So how much should I weigh?
• We are all made up of over 50% water so many weight changes especially big swings up or down are likely to be water not fat.
• It takes a fluctuation of a minimum of 3000kcal for weight to change up or down by 0.5kg.
• The typical daily intake for a female dancer is approximately 2000kcal and 2650kcal for a male dancer.
• Men of the same weight and height need to eat more than women.
• Body Mass Index is a ratio that is used to help decide whether an individual’s weight falls within a healthy range or not.
• BMI is not a measure of fat content; higher BMI than expected may be due to a higher muscle, rather than fat, content.
• Remember: it is necessary for women to have a higher body fat ratio than men.

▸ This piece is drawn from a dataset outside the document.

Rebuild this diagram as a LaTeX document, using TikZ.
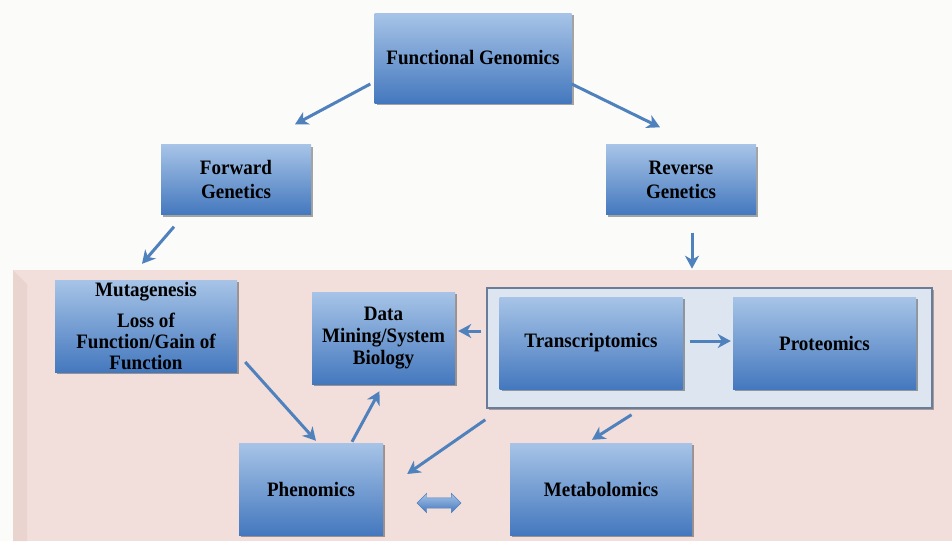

• Being too light/thin is unhealthy and results in health problems.
• In general, the shorter and lighter you are at your natural healthy weight, the less fuel you need.
• This doesn’t mean you can never eat chocolate, crisps or ice-cream but they need to be kept as an extra once the protein, low fat carbohydrates, vegetable and fruit have been included.
• Food eaten later in the day is no more ‘fattening’ than at other times despite popular myth.
– Challis, J, 2004. If I have to weigh THAT much I’ll have to change career…, Dance UK News, Issue 52.
Keeping Your Bones Healthy
• A balanced diet provides all the vitamins and minerals required to develop and maintain strong bones.
• Regular intake of calcium and vitamin D are essential to bone health. The recommended daily intake (RDI) for calcium in adults is 700mg. No RDI for vitamin D is set for healthy young adults in the UK. Most of the requirement for vitamin D is obtained by the action of the sunlight on the skin during the summer months.
• The bones in our skeleton are made of a thick outer shell and a strong inner honeycomb mesh of tiny struts of bone.
• Osteoporosis means some of these struts become thin, which makes bone more fragile and prone to break after a minor bump or fall.
• Bones stop growing in length between the ages of 16 and 18, but bone density continues to increase slowly until a person is in their mid 20s.
• During childhood, adolescence and early adulthood, when the skeleton is growing, it is vitally important to maximise bone strength to put the skeleton in a better position to hold out against the natural bone loss that occurs later in life.
• After the age of 35, bone loss increases very gradually as part of the natural ageing process.
• During the menopause (and during the absence of menstruation) the ovaries produce lower levels of the female hormone
oestrogen which is essential for bone health. After menopause the rate of bone loss that starts in the 30s accelerates, increasing the risk of osteoporosis.
• Smokers have a significantly increased risk of having a fracture.
• Physical activity can delay the progression of osteoporosis by slowing the rate at which bone mineral density is reduced from the late 20’s onwards.
• Professional tennis players may have more than 25% higher bone density in their serving arm compared to their non-serving arm demonstrating that the effect of physical exercise on bones is both site and force specific.
– National Osteoporosis Society website. 2009. Osteoporosis Facts and Figures V1.1 (PDF Download) [Online] (Last revised 7 February 2006) Available at: http://www.nos.org.uk/NetCommunity/admin/Document.Doc?id=47
[Accessed 2 October 2009].
– Thomas, B & Bishop, J eds., 2007. Manual of Dietetic Practice, 4th Ed. Oxford: Blackwell.